[start of DATASET EXCERPT]

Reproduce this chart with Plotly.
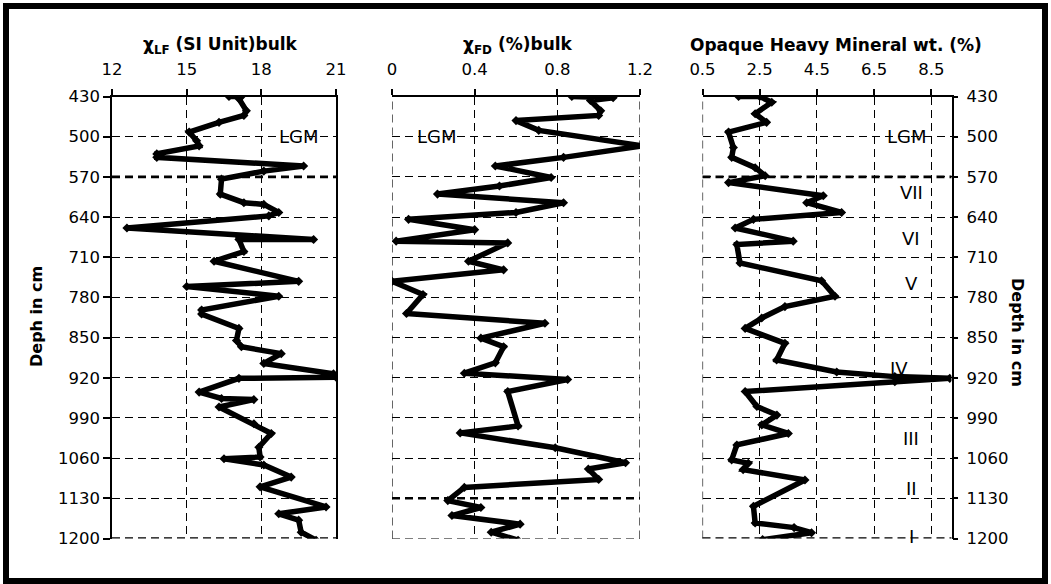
import plotly.graph_objects as go

# ---------------- data ----------------
depth_ticks = [430, 500, 570, 640, 710, 780, 850, 920, 990, 1060, 1130, 1200]

depth_lf = [430, 430, 434, 455, 463, 475, 492, 507, 516, 530, 536, 551, 560, 574, 600, 615,
            618, 632, 638, 659, 679, 679, 700, 717, 752, 761, 778, 802, 809, 834, 855, 866,
            878, 895, 913, 919, 921, 945, 956, 958, 971, 1000, 1017, 1041, 1058, 1061, 1072,
            1093, 1110, 1145, 1157, 1168, 1189, 1203]
chi_lf = [16.7, 17.2, 17.1, 17.4, 17.3, 16.3, 15.1, 15.4, 15.5, 13.8, 13.8, 19.7, 18.1, 16.4,
          16.35, 17.3, 18.1, 18.7, 18.3, 12.6, 20.1, 17.1, 17.3, 16.1, 19.5, 15.0, 18.7, 15.6,
          15.6, 17.1, 17.0, 17.2, 18.8, 18.1, 20.9, 21.0, 17.1, 15.5, 16.4, 17.7, 16.3, 17.7,
          18.4, 17.9, 17.95, 16.5, 18.1, 19.2, 17.95, 20.6, 18.7, 19.5, 19.6, 20.2]

depth_fd = [430, 432, 437, 455, 463, 472, 489, 516, 536, 551, 571, 586, 600, 615, 632, 644,
            662, 682, 685, 717, 732, 752, 775, 808, 825, 851, 866, 894, 912, 923, 944, 1004,
            1016, 1042, 1068, 1079, 1097, 1111, 1134, 1146, 1160, 1175, 1189, 1203]
chi_fd = [0.87, 1.07, 0.96, 1.01, 1.0, 0.60, 0.71, 1.21, 0.83, 0.50, 0.77, 0.52, 0.22, 0.83,
          0.60, 0.08, 0.40, 0.02, 0.56, 0.37, 0.54, 0.0, 0.15, 0.07, 0.74, 0.43, 0.54, 0.50,
          0.35, 0.85, 0.56, 0.61, 0.33, 0.79, 1.13, 0.95, 1.0, 0.35, 0.27, 0.43, 0.29, 0.62,
          0.48, 0.61]

depth_ohm = [430, 430, 440, 460, 475, 492, 519, 536, 554, 568, 580, 603, 615, 632, 644, 659,
             682, 688, 720, 751, 778, 796, 816, 834, 860, 889, 910, 918, 921, 927, 944, 970,
             985, 1002, 1017, 1037, 1063, 1069, 1080, 1098, 1144, 1173, 1181, 1190, 1202]
ohm_wt = [1.76, 2.5, 2.92, 2.34, 2.74, 1.41, 1.58, 1.52, 2.34, 2.69, 1.41, 4.72, 4.14, 5.36,
          2.28, 1.64, 3.67, 1.7, 1.81, 4.66, 5.13, 3.38, 2.57, 1.99, 3.38, 3.09, 5.19, 7.22,
          9.14, 7.22, 1.99, 2.4, 3.1, 2.57, 3.5, 1.7, 1.52, 2.1, 1.92, 4.08, 2.28, 2.34, 3.7,
          4.31, 2.6]

ticks_lf = [12, 15, 18, 21]
ticks_fd = [0, 0.4, 0.8, 1.2]
ticks_ohm = [0.5, 2.5, 4.5, 6.5, 8.5]

zone_labels = ["VII", "VI", "V", "IV", "III", "II", "I"]
zone_depths = [598, 677, 755, 903, 1026, 1113, 1196]

W, H = 1051, 584
FONT = "DejaVu Sans, Liberation Sans, Arial, sans-serif"


def px(x):
    return x / W


def py(y):
    return 1 - y / H


ydom = [py(538.5), py(96.5)]
dash = "8px,5px"

fig = go.Figure()
line_style = dict(color="black", width=5.5)
marker_style = dict(symbol="diamond", size=7, color="black")

fig.add_trace(go.Scatter(x=chi_lf, y=depth_lf, mode="lines+markers", line=line_style,
                         marker=marker_style, xaxis="x", yaxis="y", showlegend=False))
fig.add_trace(go.Scatter(x=chi_fd, y=depth_fd, mode="lines+markers", line=line_style,
                         marker=marker_style, xaxis="x2", yaxis="y2", showlegend=False))
fig.add_trace(go.Scatter(x=ohm_wt, y=depth_ohm, mode="lines+markers", line=line_style,
                         marker=marker_style, xaxis="x3", yaxis="y3", showlegend=False))

tick_font = dict(size=16.5, color="black", family=FONT)
common_x = dict(side="top", showgrid=True, gridcolor="black", griddash=dash, gridwidth=1.2,
                showline=True, linecolor="black", linewidth=1.5, ticks="outside",
                ticklen=6, tickcolor="black", tickwidth=1.5, automargin=False,
                tickfont=tick_font, ticklabelstandoff=7, zeroline=False, fixedrange=True)
common_y = dict(range=[1200, 430], tickvals=depth_ticks, showgrid=True, gridcolor="black",
                griddash=dash, gridwidth=1.2, zeroline=False, fixedrange=True, automargin=False,
                tickfont=tick_font)

fig.update_layout(
    template="none",
    width=W, height=H, margin=dict(l=0, r=0, t=0, b=0, autoexpand=False),
    paper_bgcolor="white", plot_bgcolor="white",
    font=dict(family=FONT, color="black"),
    xaxis=dict(domain=[px(112), px(336)], range=[12, 21], tickvals=ticks_lf, anchor="y", **common_x),
    xaxis2=dict(domain=[px(392), px(640)], range=[0, 1.2], tickvals=ticks_fd,
                ticktext=["0", "0.4", "0.8", "1.2"], anchor="y2", **common_x),
    xaxis3=dict(domain=[px(702.5), px(951.5)], range=[0.5, 9.2], tickvals=ticks_ohm, anchor="y3", **common_x),
    yaxis=dict(domain=ydom, anchor="x", showline=True, mirror=True, linecolor="black", linewidth=1.5,
               ticks="outside", ticklen=7, tickcolor="black", tickwidth=1.5,
               **common_y),
    yaxis2=dict(domain=ydom, anchor="x2", showline=False, showticklabels=False, **common_y),
    yaxis3=dict(domain=ydom, anchor="x3", side="right", showline=True, linecolor="black", linewidth=1.5,
                ticks="outside", ticklen=5, tickcolor="black", tickwidth=1.5, ticklabelstandoff=5,
                **common_y),
)

# heavier dashed boundary lines
bold = dict(color="black", width=2.6, dash=dash)
thin = dict(color="black", width=1.2, dash=dash)
shapes = [
    dict(type="line", xref="x domain", yref="y", x0=0, x1=1, y0=570, y1=570, line=bold),
    dict(type="line", xref="x domain", yref="y", x0=0, x1=1, y0=1200, y1=1200, line=bold),
    dict(type="line", xref="x2 domain", yref="y2", x0=0, x1=1, y0=1130, y1=1130, line=bold),
    dict(type="line", xref="x3 domain", yref="y3", x0=0, x1=1, y0=570, y1=570, line=bold),
    dict(type="line", xref="x3 domain", yref="y3", x0=0, x1=1, y0=1200, y1=1200, line=bold),
    # dashed panel edges
    dict(type="line", xref="x2", yref="y2 domain", x0=0, x1=0, y0=0, y1=1, line=thin, layer="below"),
    dict(type="line", xref="x2", yref="y2 domain", x0=1.2, x1=1.2, y0=0, y1=1, line=thin, layer="below"),
    dict(type="line", xref="x2 domain", yref="y2", x0=0, x1=1, y0=1200, y1=1200, line=thin, layer="below"),
    dict(type="line", xref="x3", yref="y3 domain", x0=0.5, x1=0.5, y0=0, y1=1, line=thin, layer="below"),
    # outer frame
    dict(type="rect", xref="paper", yref="paper", x0=px(6), x1=px(1045), y0=py(581), y1=py(6),
         line=dict(color="black", width=6), layer="above"),
]
fig.update_layout(shapes=shapes)

ann = []
title_font = dict(size=17, color="black", family=FONT)
center = dict(xref="paper", yref="paper", showarrow=False, xanchor="center", yanchor="middle")
ann.append(dict(x=px(220), y=py(45), text="<b>χ<sub>LF</sub> (SI Unit)bulk</b>", font=title_font, **center))
ann.append(dict(x=px(518), y=py(45), text="<b>χ<sub>FD</sub> (%)bulk</b>", font=title_font, **center))
ann.append(dict(x=px(836), y=py(45), text="<b>Opaque Heavy Mineral wt. (%)</b>", font=title_font, **center))
ann.append(dict(x=px(36), y=py(317), text="<b>Deph in cm</b>", textangle=-90,
                font=dict(size=16, color="black", family=FONT), **center))
ann.append(dict(x=px(1018), y=py(332), text="<b>Depth in cm</b>", textangle=90,
                font=dict(size=16, color="black", family=FONT), **center))

lgm_font = dict(size=18, color="black", family=FONT)
dc = dict(showarrow=False, xanchor="center", yanchor="middle")
ann.append(dict(x=19.5, y=500, xref="x", yref="y", text="LGM", font=lgm_font, **dc))
ann.append(dict(x=0.216, y=500, xref="x2", yref="y2", text="LGM", font=lgm_font, **dc))
ann.append(dict(x=7.65, y=500, xref="x3", yref="y3", text="LGM", font=lgm_font, **dc))
for lab, d in zip(zone_labels, zone_depths):
    xv = 7.35 if lab == "IV" else 7.8
    ann.append(dict(x=xv, y=d, xref="x3", yref="y3", text=lab,
                    font=dict(size=18, color="black", family=FONT), **dc))
fig.update_layout(annotations=ann)

fig.write_html("out.html", config={"displayModeBar": False},
               post_script="document.body.style.margin='0';document.body.style.overflow='hidden';")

[end of DATASET EXCERPT]

#### PROBLEM STATEMENT:
Write out again, exactly, the lines from the start of the listing up to the line containing "19.5, 19.6, 20.2]", with both ends and without pictures.

#### CORRECT ANSWER:
Reproduce this chart with Plotly.
import plotly.graph_objects as go

# ---------------- data ----------------
depth_ticks = [430, 500, 570, 640, 710, 780, 850, 920, 990, 1060, 1130, 1200]

depth_lf = [430, 430, 434, 455, 463, 475, 492, 507, 516, 530, 536, 551, 560, 574, 600, 615,
            618, 632, 638, 659, 679, 679, 700, 717, 752, 761, 778, 802, 809, 834, 855, 866,
            878, 895, 913, 919, 921, 945, 956, 958, 971, 1000, 1017, 1041, 1058, 1061, 1072,
            1093, 1110, 1145, 1157, 1168, 1189, 1203]
chi_lf = [16.7, 17.2, 17.1, 17.4, 17.3, 16.3, 15.1, 15.4, 15.5, 13.8, 13.8, 19.7, 18.1, 16.4,
          16.35, 17.3, 18.1, 18.7, 18.3, 12.6, 20.1, 17.1, 17.3, 16.1, 19.5, 15.0, 18.7, 15.6,
          15.6, 17.1, 17.0, 17.2, 18.8, 18.1, 20.9, 21.0, 17.1, 15.5, 16.4, 17.7, 16.3, 17.7,
          18.4, 17.9, 17.95, 16.5, 18.1, 19.2, 17.95, 20.6, 18.7, 19.5, 19.6, 20.2]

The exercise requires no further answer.